His wife, Allie Thurmer, called 911 on Monday to report she had not heard from her husband in 24 hours. He wasn’t due back until Tuesday, but he would always keep in touch each day with an InReach device, according to the sheriff’s office. A deputy found his vehicle parked near the Bridge Creek Campground along Icicle Creek Road and left a note, with the hope he would return on time. But he did not.
The Enchantments offer a smorgasbord of climbing and few peaks are as popular, well known or accessible as Dragontail.
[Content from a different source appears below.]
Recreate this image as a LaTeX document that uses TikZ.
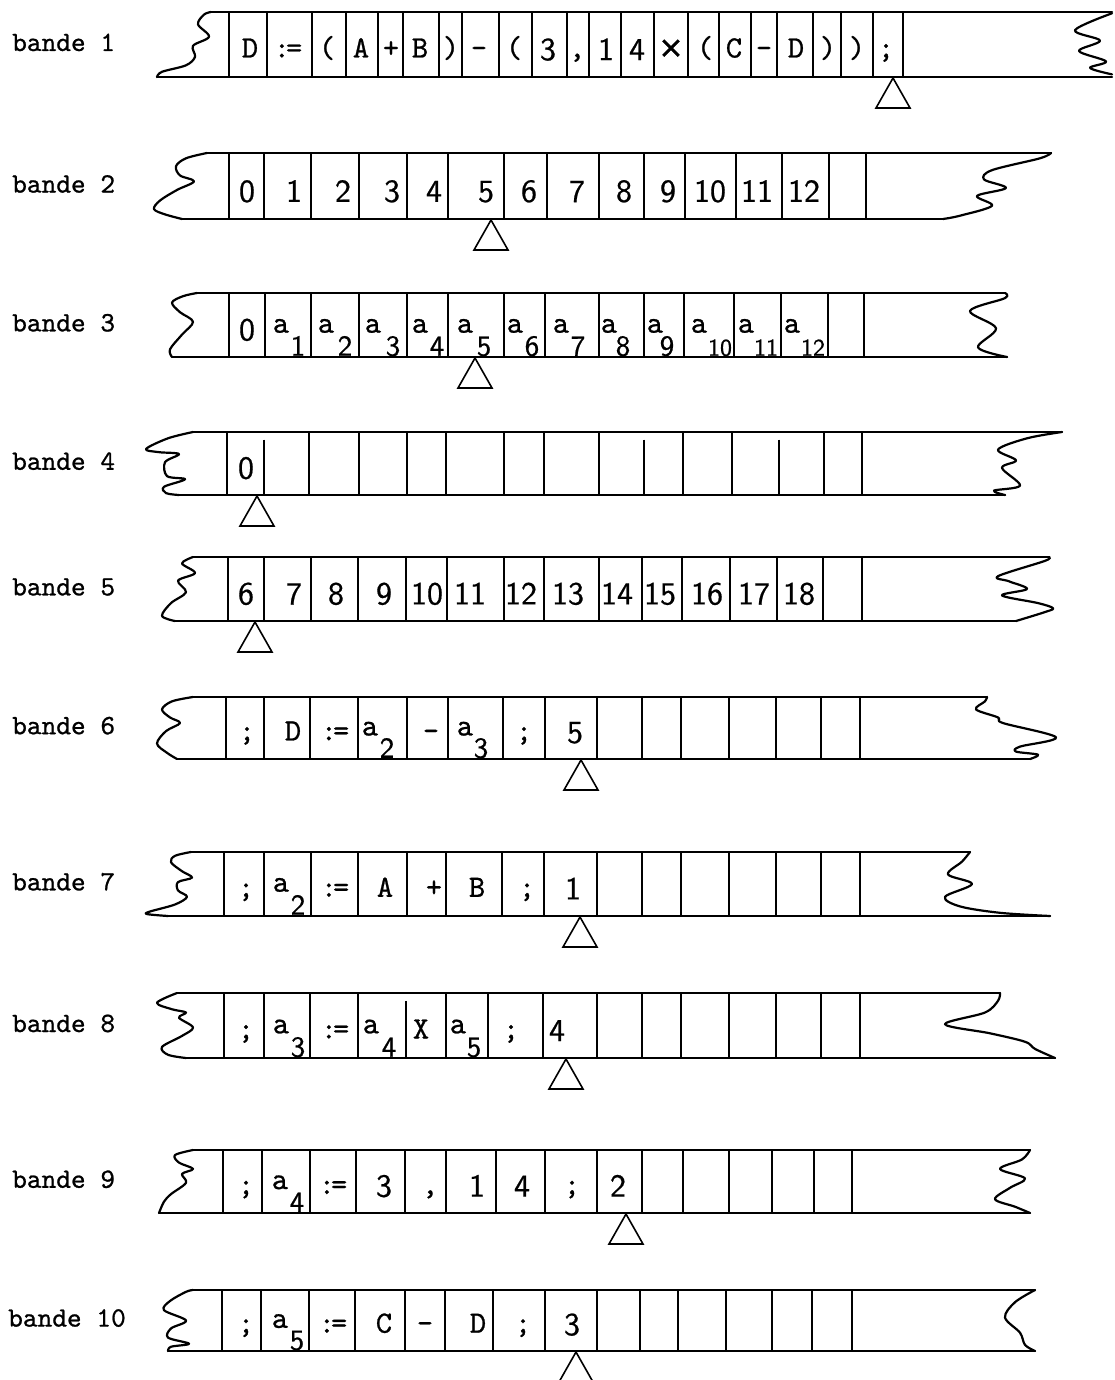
\documentclass[tikz,border=0pt]{standalone}
\usepackage{fontspec}
\setmonofont{lmmono10-regular.otf}[FakeBold=0.8]
\setsansfont{lmsans10-regular.otf}[FakeBold=0.6]
\newfontfamily\crossfont{DejaVu Sans}[FakeBold=1.5]
\newcommand\assign{:\kern-4pt=}
\tikzset{
  tapeline/.style={line width=2.2pt, line cap=round, line join=round},
  cellline/.style={line width=1.7pt},
  ptr/.style={line width=1.6pt, line join=miter},
  lbl/.style={anchor=base west, font=\ttfamily\fontsize{28}{30}\selectfont, inner sep=0pt},
  tt/.style={anchor=base, font=\ttfamily\fontsize{31}{33}\selectfont, inner sep=0pt},
  sf/.style={anchor=base, font=\sffamily\fontsize{32}{34}\selectfont, inner sep=0pt},
  sub/.style={anchor=base, font=\sffamily\fontsize{29}{31}\selectfont, inner sep=0pt},
  subtwo/.style={anchor=base, font=\sffamily\fontsize{24}{26}\selectfont, inner sep=0pt},
}
% tape outline: top start, top end, bottom start, bottom end, left wave, right wave
\newcommand\tapeband[6]{%
  \draw[tapeline] (#1,0) -- (#2,0);
  \draw[tapeline] (#3,1) -- (#4,1);
  \draw[tapeline] plot[smooth, tension=0.55] coordinates {#5};
  \draw[tapeline] plot[smooth, tension=0.55] coordinates {#6};
}
\newcommand\celllines[1]{\foreach \cx in {#1} \draw[cellline] (\cx,0) -- (\cx,1);}
\newcommand\partlines[1]{\foreach \cx in {#1} \draw[cellline] (\cx,0.12) -- (\cx,1);}
\newcommand\ttitems[2]{\foreach \x/\t [count=\i] in {#2} \node[tt] (#1t\i) at (\x,0.7) {\t};}
\newcommand\sfitems[2]{\foreach \x/\t [count=\i] in {#2} \node[sf] (#1d\i) at (\x,0.74) {\t};}
\newcommand\aitems[2]{\foreach \xa/\xs/\n [count=\i] in {#2} {%
  \node[tt] (#1a\i) at (\xa,0.62) {a};
  \node[sub] (#1s\i) at (\xs,0.98) {\n};}}
\newcommand\aitemstwo[2]{\foreach \xa/\xs/\n [count=\i] in {#2} {%
  \node[tt] (#1aa\i) at (\xa,0.62) {a};
  \node[subtwo] (#1ss\i) at (\xs,0.98) {\n};}}
\newcommand\pointer[2]{\draw[ptr] (#1,#2) -- ++(-17,30) -- ++(34,0) -- cycle;}
\begin{document}
\begin{tikzpicture}[x=1pt,y=-1pt]
\useasboundingbox (0,0) rectangle (1114,1380);
\fill[white] (0,0) rectangle (1114,1380);
\clip (0,0) rectangle (1114,1380);

% ---------------- bande 1
\begin{scope}[shift={(0,12)}, y=-65pt]
  \node[lbl] (lab1) at (12,0.6) {bande 1};
  \tapeband{211}{1112}{157}{1112}
    {(211,0) (204,0.04) (198,0.19) (209,0.38) (193,0.52) (195,0.69) (186,0.82) (162,0.92) (157,1)}
    {(1112,0.02) (1075,0.28) (1100,0.44) (1079,0.6) (1106,0.76) (1090,0.86) (1112,0.96)}
  \celllines{229,267,312,346,378,403,439,462,499,532,567,589,621,654,688,719,751,777,813,841,873,903}
  \ttitems{b1}{250/D,288/\assign,327/(,361/A,391/+,420/B,451/),479/-,514/(,577/{,},705/(,734/C,764/-,796/D,828/),857/),886/;}
  \node[anchor=base, inner sep=0pt, font=\crossfont\fontsize{30}{30}\selectfont] (b1x) at (671,0.7) {×};
  \sfitems{b1}{548/3,606/1,637/4}
\end{scope}
\pointer{893}{78}

% ---------------- bande 2
\begin{scope}[shift={(0,153)}, y=-66pt]
  \node[lbl] (lab2) at (12,0.6) {bande 2};
  \tapeband{207}{1051}{182}{943}
    {(207,0) (186,0.08) (176,0.2) (180,0.34) (194,0.43) (177,0.56) (160,0.72) (154,0.85) (165,0.93) (182,1)}
    {(1051,0) (1040,0.08) (992,0.26) (984,0.4) (1006,0.53) (977,0.65) (992,0.8) (960,0.95) (943,1)}
  \celllines{229,264,311,359,407,448,504,547,599,644,685,736,782,829,866}
  \sfitems{b2}{247/0,294/1,343/2,392/3,434/4,486/5,529/6,577/7,624/8,668/9,710/10,757/11,804/12}
\end{scope}
\pointer{491}{220}

% ---------------- bande 3
\begin{scope}[shift={(0,293)}, y=-64pt]
  \node[lbl] (lab3) at (12,0.6) {bande 3};
  \tapeband{197}{1005}{172}{1007}
    {(197,0) (183,0.05) (172,0.15) (180,0.3) (193,0.45) (182,0.65) (170,0.88) (172,1)}
    {(1005,0) (1005,0.08) (970,0.28) (996,0.55) (978,0.85) (1007,1)}
  \celllines{229,265,311,359,407,448,504,545,599,644,684,734,781,828,864}
  \sfitems{b3}{247/0}
  \aitems{b3}{281/298/1,326/345/2,373/393/3,420/437/4,465/484/5,515/532/6,561/578/7,609/623/8,655/667/9}
  \aitemstwo{b3}{699/720/10,746/766/11,792/813/12}
\end{scope}
\pointer{475}{358}

% ---------------- bande 4
\begin{scope}[shift={(0,432)}, y=-63pt]
  \node[lbl] (lab4) at (12,0.6) {bande 4};
  \tapeband{193}{1062}{179}{1005}
    {(193,0) (168,0.1) (146,0.27) (159,0.32) (179,0.35) (165,0.48) (167,0.7) (185,0.75) (164,0.87) (166,0.97) (179,1)}
    {(1062,0) (1027,0.1) (998,0.28) (1016,0.45) (1002,0.57) (1020,0.85) (994,0.93) (1005,1)}
  \celllines{227,309,359,407,446,504,544,599,683,732,824,862}
  \partlines{264,644,779}
  \sfitems{b4}{246/0}
\end{scope}
\pointer{257}{496}

% ---------------- bande 5
\begin{scope}[shift={(0,557)}, y=-64pt]
  \node[lbl] (lab5) at (12,0.6) {bande 5};
  \tapeband{193}{1049}{175}{1016}
    {(193,0) (182,0.1) (195,0.25) (178,0.37) (186,0.55) (171,0.72) (162,0.92) (175,1)}
    {(1049,0) (1045,0.06) (998,0.3) (1009,0.38) (1027,0.5) (1002,0.6) (1038,0.72) (1053,0.8) (1045,0.86) (1016,1)}
  \celllines{228,264,311,358,406,447,504,544,599,642,682,730,777,823,862}
  \sfitems{b5}{246/6,294/7,336/8,384/9,427/10,470/11,521/12,568/13,617/14,660/15,707/16,754/17,799/18}
\end{scope}
\pointer{255}{622}

% ---------------- bande 6
\begin{scope}[shift={(0,697)}, y=-62pt]
  \node[lbl] (lab6) at (12,0.6) {bande 6};
  \tapeband{193}{987}{177}{1030}
    {(193,0) (172,0.07) (162,0.2) (170,0.33) (180,0.42) (166,0.55) (157,0.75) (167,0.9) (177,1)}
    {(987,0) (985,0.07) (976,0.2) (998,0.33) (1003,0.42) (1056,0.65) (1020,0.8) (1016,0.88) (1038,0.93) (1030,1)}
  \celllines{226,264,310,358,407,448,503,545,597,642,681,729,776,821,860}
  \ttitems{b6}{247/;,293/D,335/\assign,431/-,524/;}
  \sfitems{b6}{575/5}
  \aitems{b6}{370/387/2,465/481/3}
\end{scope}
\pointer{581}{760}

% ---------------- bande 7
\begin{scope}[shift={(0,852)}, y=-64pt]
  \node[lbl] (lab7) at (12,0.6) {bande 7};
  \tapeband{191}{970}{168}{1050}
    {(191,0) (175,0.06) (171,0.16) (182,0.3) (192,0.4) (178,0.47) (178,0.6) (187,0.7) (175,0.82) (150,0.93) (147,0.97) (168,1)}
    {(970,0) (962,0.15) (948,0.35) (972,0.5) (945,0.7) (960,0.85) (1000,0.95) (1050,1)}
  \celllines{224,264,311,358,407,446,502,544,597,642,681,729,776,821,860}
  \ttitems{b7}{246/;,335/\assign,385/A,434/+,477/B,527/;}
  \sfitems{b7}{573/1}
  \aitems{b7}{281/298/2}
\end{scope}
\pointer{580}{917}

% ---------------- bande 8
\begin{scope}[shift={(0,993)}, y=-65pt]
  \node[lbl] (lab8) at (12,0.6) {bande 8};
  \tapeband{177}{1000}{186}{1055}
    {(177,0) (157,0.15) (172,0.25) (186,0.3) (179,0.38) (193,0.53) (182,0.66) (162,0.83) (168,0.95) (186,1)}
    {(1000,0) (998,0.12) (985,0.3) (945,0.48) (990,0.62) (1025,0.75) (1035,0.86) (1055,1)}
  \celllines{224,264,310,358,446,488,543,597,642,681,729,776,821,860}
  \partlines{406}
  \ttitems{b8}{246/;,335/\assign,421/X,511/;}
  \sfitems{b8}{557/4}
  \aitems{b8}{281/298/3,371/389/4,458/474/5}
\end{scope}
\pointer{566}{1059}

% ---------------- bande 9
\begin{scope}[shift={(0,1150)}, y=-63pt]
  \node[lbl] (lab9) at (12,0.6) {bande 9};
  \tapeband{193}{1030}{159}{1030}
    {(193,0) (175,0.08) (179,0.2) (193,0.3) (182,0.38) (186,0.52) (171,0.7) (164,0.82) (159,1)}
    {(1030,0) (1022,0.15) (1000,0.3) (1025,0.45) (1010,0.6) (995,0.78) (1015,0.9) (1030,1)}
  \celllines{223,262,310,356,405,446,496,545,597,642,683,729,772,814,852}
  \ttitems{b9}{246/;,333/\assign,430/{,},572/;}
  \sfitems{b9}{384/3,477/1,522/4,618/2}
  \aitems{b9}{280/297/4}
\end{scope}
\pointer{626}{1214}

% ---------------- bande 10
\begin{scope}[shift={(0,1290)}, y=-61pt]
  \node[lbl] (lab10) at (8,0.6) {bande 10};
  \tapeband{193}{1035}{168}{1035}
    {(193,0) (186,0.03) (170,0.18) (164,0.33) (186,0.5) (171,0.63) (168,0.78) (189,0.88) (171,0.93) (168,1)}
    {(1035,0) (1015,0.2) (1005,0.45) (1020,0.7) (1025,0.9) (1035,1)}
  \celllines{222,261,309,355,405,445,493,545,597,640,678,726,772,812,852}
  \ttitems{b10}{246/;,333/\assign,384/C,425/-,478/D,523/;}
  \sfitems{b10}{572/3}
  \aitems{b10}{280/297/5}
\end{scope}
\pointer{576}{1352}
\end{tikzpicture}
\end{document}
This time of year, the mountain is still very much in winter conditions, with much of the approach covered in snow.
Around 11:15 a.m. Wednesday, a crew aboard a search-and-rescue helicopter discovered a motionless body in the snow at the base of the Triple Couloir on the north face of Dragontail Peak — the side of the mountain visible from Colchuck Lake.
The helicopter could not land due to “very high winds,” and the crew was forced to return to Wenatchee, according to the sheriff’s office. Around 2:30 p.m., a two-person ground team arrived and confirmed the victim was Thurmer. He was pronounced dead at the scene.
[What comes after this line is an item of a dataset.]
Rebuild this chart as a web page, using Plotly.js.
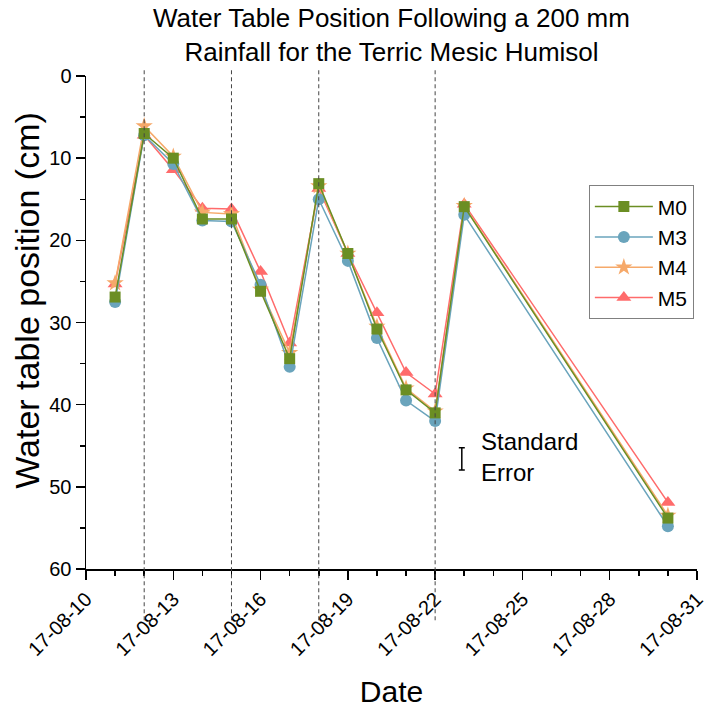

It appeared he had fallen hundreds of feet.
Chelan County Sheriff Brian Burnett confirmed the body was recovered via helicopter hoist Thursday morning.
Thurmer was the father of three sons.
Atop of the most difficult peaks, he said, “is where I feel most alive.”
“It’s his way of seeing the world,” Allie Thurmer told the Herald in 2017.
Thurmer’s passion took him to France, Italy, Russia, Indonesia, Canada, Argentina, Nepal and Antarctica, as well as many summits in the United States and Canada.
He climbed the tallest mountains on each continent:
• Aconcagua, Argentina, 22,834 feet, Feb. 11, 1974.
• Mount Kilimanjaro, Tanzania, 19,341 feet, Feb. 10, 2009.
• Mount Everest, Nepal, 29,028 feet, May 17, 2010.
• Mount Elbrus, Russia, 18,510 feet, Aug. 21, 2012.
• Denali, Alaska 20,320 feet, June 15, 2014.
• Carstensz Pyramid, Indonesia, 16,024 feet, Aug. 20, 2016.
• Mount Vinson, Antarctica, 16,050 feet, Jan. 4, 2017.